About The Rake
A human-centred analysis of tech products
I like to think I'm intentional about the tech products I use. Working in this field, I feel reasonably savvy about how things work. But in reality, my framework for evaluating the products I use every day has always been surface level.
The apps we use are the product of many forces inside the companies that build them. People making decisions that translate into revenue models, data policies, growth tactics, and design choices. Most of us are looking for a simple thing: that the value we get from a product is proportional to what the company extracts from us. But that's a hard thing to see clearly, and companies have little incentive to make it obvious.
I created The Rake as a way to look at that more honestly. Each report covers one company in depth, collecting public sources, applying a consistent scoring methodology, and writing an analysis that tries to make sense of the tensions at play. The full framework is on the methodology page.
Who makes this
I'm Craig, the creator of The Rake. My background is in product design, and I've spent a good few years building products from the ground up at various startups. The spark for this came from a simple conversation about an app that obscured its revenue model. Instead of shrugging and moving on, I thought it could be useful to build something that applies publicly accessible information to a consistent set of criteria.
The research and scoring is assisted by AI agents, but the system behind it has been built and rebuilt by me. Most importantly, the judgment and the writing are mine. That distinction matters, and it's built into the process.
I didn't create The Rake to name and shame companies. Where criticism is warranted, I won't shy away from it. But I'm equally interested in highlighting where companies are genuinely doing right by their users. The aim is honest analysis, not a campaign.
I'm not a data scientist or trained analyst, and I don't pretend the methodology is perfect. If you've built something like this before and can see ways to make it more rigorous, I'd genuinely welcome that input.
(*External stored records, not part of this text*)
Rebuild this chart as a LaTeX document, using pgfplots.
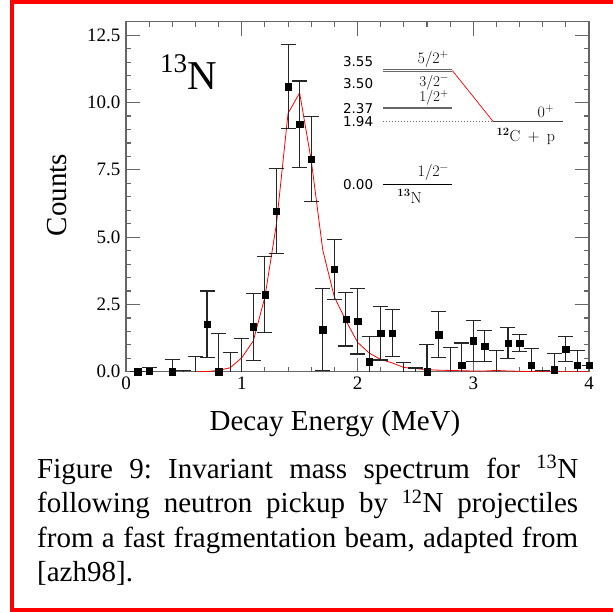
\documentclass[border=0pt]{standalone}
\usepackage{pgfplots}
\pgfplotsset{compat=1.18}
\usepackage{pgfplotstable}
\usepackage{fontspec}
\setmainfont{Liberation Serif}
\newfontfamily\levelfont{DejaVu Sans}
\newfontfamily\spinfont{Latin Modern Roman}

% Measured counts per 0.1 MeV bin: energy, counts, statistical error
\pgfplotstableread{
x    y      e
0.1  0.00   0.00
0.2  0.03   0.14
0.4  0.00   0.45
0.7  1.77   1.23
0.8  0.00   1.42
1.1  1.67   1.25
1.2  2.87   1.40
1.3  5.97   1.57
1.4  10.59  1.55
1.5  9.19   1.61
1.6  7.89   1.58
1.7  1.57   1.53
1.8  3.80   1.10
1.9  1.96   1.00
2.0  1.88   1.22
2.1  0.38   0.92
2.2  1.44   1.00
2.3  1.44   0.87
2.6  0.00   1.01
2.7  1.38   0.86
2.9  0.25   0.82
3.0  1.15   0.77
3.1  0.96   0.57
3.3  1.07   0.58
3.4  1.07   0.33
3.5  0.25   0.61
3.7  0.08   0.60
3.8  0.85   0.47
3.9  0.25   0.55
4.0  0.25   0.00
}\counts

% Empty bins: only the upper error is visible
\pgfplotstableread{
x    y     e
0.5  0.00  0.05
0.6  0.00  0.58
0.9  0.00  0.71
1.0  0.00  1.24
2.4  0.00  0.33
2.5  0.00  0.14
2.8  0.00  0.89
3.2  0.00  0.79
3.6  0.00  0.04
}\emptybins

% Simulated line shape for the 1/2+ resonance
\pgfplotstableread{
x    y
0.6  0.00
0.7  0.01
0.8  0.05
0.9  0.15
1.0  0.52
1.1  1.15
1.2  2.78
1.3  5.50
1.4  9.60
1.5  10.36
1.6  7.86
1.7  4.52
1.8  2.78
1.9  1.90
2.0  1.10
2.1  0.70
2.2  0.46
2.3  0.33
2.4  0.16
2.5  0.12
2.6  0.08
2.7  0.06
2.8  0.05
2.9  0.04
3.0  0.03
3.1  0.03
3.2  0.05
3.3  0.03
3.4  0.02
3.5  0.01
3.6  0.00
3.8  0.00
4.0  0.00
}\fit

\definecolor{axisgray}{HTML}{666666}

\begin{document}
\frenchspacing
\begin{tikzpicture}[x=1pt,y=1pt]
\useasboundingbox (0,0) rectangle (613,611);

% page frame
\draw[red, line width=4pt] (620,609) -- (12,609) -- (12,1.5) -- (620,1.5);

\begin{axis}[
  at={(126pt,239.2pt)}, anchor=south west,
  scale only axis, width=463pt, height=350pt,
  xmin=0, xmax=4, ymin=0, ymax=13,
  xtick={0,1,2,3,4}, ytick={0,2.5,5,7.5,10,12.5},
  minor x tick num=4, minor y tick num=4,
  tick align=inside,
  major tick length=14pt, minor tick length=5pt,
  axis line style={axisgray, line width=1.3pt},
  every tick/.style={axisgray, line width=1.1pt},
  tick label style={font=\fontsize{19}{22}\selectfont},
  /pgf/number format/assume math mode=true,
  xticklabel style={yshift=-2pt},
  yticklabel style={xshift=-2pt, /pgf/number format/.cd, fixed, fixed zerofill, precision=1},
]

% fitted line shape
\addplot[red, line width=0.8pt, mark=none] table[x=x, y=y] {\fit};

% data with symmetric errors
\addplot[black, only marks, mark=square*, mark size=3.2pt,
  error bars/.cd, y dir=both, y explicit,
  error bar style={black!85, line width=1.1pt},
  error mark options={rotate=90, mark size=7.5pt, line width=1.1pt, black!85}]
  table[x=x, y=y, y error=e] {\counts};

% empty bins: error bars only
\addplot[draw=none, mark=none,
  error bars/.cd, y dir=plus, y explicit,
  error bar style={draw=black!85, line width=1.1pt},
  error mark options={rotate=90, mark size=7.5pt, line width=1.1pt, draw=black!85}]
  table[x=x, y=y, y error=e] {\emptybins};

% level scheme of 13N and the 12C + p threshold
\addplot[axisgray, line width=1.5pt, mark=none] coordinates {(2.223,11.222) (2.819,11.222)};
\addplot[axisgray, line width=1.5pt, mark=none] coordinates {(2.223,11.163) (2.819,11.163)};
\addplot[axisgray, line width=1.7pt, mark=none] coordinates {(2.223,9.807) (2.819,9.807)};
\addplot[black, line width=1.1pt, mark=none] coordinates {(2.223,6.965) (2.819,6.965)};
\addplot[axisgray, line width=1.0pt, dotted, mark=none] coordinates {(2.223,9.29) (3.173,9.29)};
\addplot[black!75, line width=1.3pt, mark=none] coordinates {(3.173,9.29) (3.773,9.29)};
\addplot[red, line width=0.7pt, mark=none] coordinates {(2.819,11.19) (3.173,9.29)};

\begin{scope}[every node/.style={inner sep=0pt}]
\node[anchor=east] at (axis cs:2.137,11.52) {\levelfont\fontsize{13.5}{15}\selectfont 3.55};
\node[anchor=east] at (axis cs:2.137,10.72) {\levelfont\fontsize{13.5}{15}\selectfont 3.50};
\node[anchor=east] at (axis cs:2.137,9.76) {\levelfont\fontsize{13.5}{15}\selectfont 2.37};
\node[anchor=east] at (axis cs:2.137,9.29) {\levelfont\fontsize{13.5}{15}\selectfont 1.94};
\node[anchor=east] at (axis cs:2.137,6.94) {\levelfont\fontsize{13.5}{15}\selectfont 0.00};
\node[anchor=south east] at (axis cs:2.79,11.30) {\spinfont\fontsize{16}{18}\selectfont 5/2\textsuperscript{+}};
\node[anchor=north east] at (axis cs:2.79,11.04) {\spinfont\fontsize{15}{17}\selectfont 3/2\textsuperscript{\textminus}};
\node[anchor=south east] at (axis cs:2.79,9.90) {\spinfont\fontsize{15}{17}\selectfont 1/2\textsuperscript{+}};
\node[anchor=south east] at (axis cs:3.70,9.41) {\spinfont\fontsize{16}{18}\selectfont 0\textsuperscript{+}};
\node[anchor=north west] at (axis cs:3.20,9.05) {\spinfont\fontsize{16}{18}\selectfont \textsuperscript{\textbf{12}}C\ \,+\ \,p};
\node[anchor=south east] at (axis cs:2.79,7.08) {\spinfont\fontsize{16}{18}\selectfont 1/2\textsuperscript{\textminus}};
\node[anchor=north] at (axis cs:2.45,6.78) {\spinfont\fontsize{16}{18}\selectfont \textsuperscript{\textbf{13}}N};
\end{scope}
\end{axis}

% nucleus label
\node[anchor=base west, inner sep=0pt] at (160,521)
  {\raisebox{17pt}{\fontsize{27}{30}\selectfont 13}\fontsize{41}{45}\selectfont N};

% axis titles
\node[rotate=90, inner sep=0pt] at (57,416) {\fontsize{29}{34}\selectfont Counts};
\node[anchor=base, inner sep=0pt] at (335,181) {\fontsize{29}{34}\selectfont Decay Energy (MeV)};

% caption
\node[anchor=base west, inner sep=0pt] at (37,133) {%
  \parbox[t]{541pt}{\fontsize{29}{34.5}\selectfont
  Figure 9: Invariant mass spectrum for \textsuperscript{13}N\linebreak{}
  following neutron pickup by \textsuperscript{12}N projectiles\linebreak{}
  from a fast fragmentation beam, adapted from\linebreak{}
  {[}azh98{]}.}};
\end{tikzpicture}
\end{document}
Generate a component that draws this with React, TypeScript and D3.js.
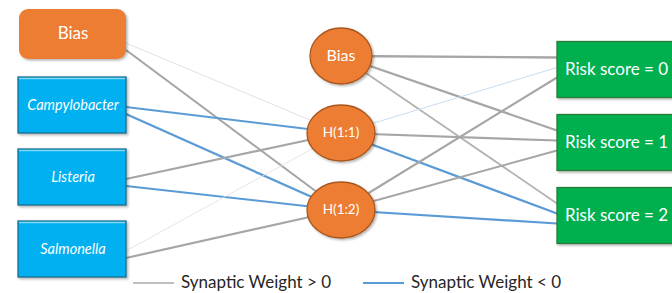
import * as d3 from 'd3';

// ---- data ----
const inputNodes = ['Bias', 'Campylobacter', 'Listeria', 'Salmonella'];
const hiddenNodes = ['Bias', 'H(1:1)', 'H(1:2)'];
const outputNodes = ['Risk score = 0', 'Risk score = 1', 'Risk score = 2'];

// weights input -> [H(1:1), H(1:2)]
const inputHiddenWeights = [
  [0.3, 1.4],
  [-1.4, -1.5],
  [1.5, -1.3],
  [0.25, 1.4],
];
// weights hidden -> [Risk 0, Risk 1, Risk 2]
const hiddenOutputWeights = [
  [1.6, 1.5, 1.0],
  [-0.3, 1.4, -1.5],
  [1.3, 1.2, -1.4],
];

const legendLabels = ['Synaptic Weight > 0', 'Synaptic Weight < 0'];

const W = 672;
const H = 293;
const FONT = 'Lato, "Open Sans", sans-serif';

const GRAY = '#a6a6a6';
const BLUE = '#5b9bd5';

export default function App() {
  const colX = d3.scalePoint<number>().domain([0, 1, 2]).range([72, 617]);
  const hiddenCx = 341;
  const yIn = d3.scalePoint<string>().domain(inputNodes).range([33, 249]);
  const yHid = d3.scalePoint<string>().domain(hiddenNodes).range([56, 210]);
  const yOut = d3.scalePoint<string>().domain(outputNodes).range([69.5, 215.5]);

  const boxW = 108;
  const inRight = colX(0)! + boxW / 2;
  const outW = 120;
  const outLeft = colX(2)! - outW / 2;

  const widthScale = d3.scaleLinear().domain([0, 1.6]).range([0.6, 2.4]).clamp(true);
  const tintScale = d3.scaleLinear().domain([0.2, 1.2]).range([0.3, 1]).clamp(true);
  const strokeOf = (w: number) => {
    const base = w >= 0 ? GRAY : BLUE;
    return d3.interpolateRgb('#ffffff', base)(tintScale(Math.abs(w)));
  };

  const edges: { x1: number; y1: number; x2: number; y2: number; w: number }[] = [];
  inputNodes.forEach((n, i) => {
    inputHiddenWeights[i].forEach((w, j) => {
      const t = hiddenNodes[j + 1];
      edges.push({ x1: inRight, y1: yIn(n)! + 2 + j * 7 + (i === 0 ? 8 : 0), x2: hiddenCx, y2: yHid(t)!, w });
    });
  });
  hiddenNodes.forEach((n, i) => {
    hiddenOutputWeights[i].forEach((w, j) => {
      const t = outputNodes[j];
      edges.push({ x1: hiddenCx, y1: yHid(n)!, x2: outLeft, y2: yOut(t)! - 12 + i * 10, w });
    });
  });

  return (
    <svg width={W} height={H} style={{ position: 'absolute', left: 0, top: 0, background: '#fff' }} fontFamily={FONT}>
      <defs>
        <filter id="sh" x="-20%" y="-20%" width="150%" height="150%">
          <feDropShadow dx="1.5" dy="1.5" stdDeviation="1.2" floodColor="#000" floodOpacity="0.3" />
        </filter>
      </defs>

      {edges.map((e, k) => (
        <line key={k} x1={e.x1} y1={e.y1} x2={e.x2} y2={e.y2}
          stroke={strokeOf(e.w)} strokeWidth={widthScale(Math.abs(e.w))} />
      ))}

      {/* input layer */}
      {inputNodes.map((n, i) => {
        const cy = yIn(n)!;
        if (i === 0) {
          return (
            <g key={n}>
              <rect x={colX(0)! - 53} y={cy - 24} width={107} height={50} rx={9} fill="#ed7d31" filter="url(#sh)" />
              <text x={colX(0)! + 1} y={cy + 2} fill="#fff" fontSize={17} textAnchor="middle" dominantBaseline="middle">{n}</text>
            </g>
          );
        }
        return (
          <g key={n}>
            <rect x={colX(0)! - boxW / 2} y={cy - 28} width={boxW} height={56} fill="#00b0f0" stroke="#1b6e8c" strokeWidth={1.3} filter="url(#sh)" />
            <line x1={colX(0)! - boxW / 2 + 1} x2={colX(0)! + boxW / 2 - 1} y1={cy - 26.5} y2={cy - 26.5} stroke="#7fd6f7" strokeWidth={1.5} />
            <text x={colX(0)! + 1} y={cy + 1} fill="#fff" fontSize={14.5} fontStyle="italic" textAnchor="middle" dominantBaseline="middle">{n}</text>
          </g>
        );
      })}

      {/* hidden layer */}
      {hiddenNodes.map((n, i) => (
        <g key={n}>
          <ellipse cx={hiddenCx} cy={yHid(n)!} rx={i === 0 ? 31 : 34} ry={28} fill="#ed7d31" stroke="#a9561d" strokeWidth={1.3} filter="url(#sh)" />
          <text x={hiddenCx} y={yHid(n)! + 1} fill="#fff" fontSize={i === 0 ? 16 : 13.5} textAnchor="middle" dominantBaseline="middle">{n}</text>
        </g>
      ))}

      {/* output layer */}
      {outputNodes.map((n) => (
        <g key={n}>
          <rect x={outLeft} y={yOut(n)! - 28} width={outW} height={56} fill="#00b050" stroke="#2d7a3a" strokeWidth={1.3} filter="url(#sh)" />
          <text x={outLeft + 8} y={yOut(n)! + 1} fill="#fff" fontSize={17} dominantBaseline="middle">{n}</text>
        </g>
      ))}

      {/* legend */}
      {legendLabels.map((l, i) => {
        const x0 = i === 0 ? 133 : 363;
        return (
          <g key={l}>
            <line x1={x0} x2={x0 + 41} y1={283} y2={283} stroke={i === 0 ? '#bfbfbf' : BLUE} strokeWidth={2} />
            <text x={x0 + 48} y={284} fontSize={17} fill="#262626" dominantBaseline="middle">{l}</text>
          </g>
        );
      })}
    </svg>
  );
}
A few things worth stating clearly
- I don't know what these companies do in private. Everything here is based on public sources.
- Public sources are imperfect. I aim to be transparent about confidence levels and gaps in every report.
- I have no interest in harming any company, and no affiliation with any company, investor, or advocacy group.
- Every report states the methodology version it was scored against, so you can see exactly what criteria were applied.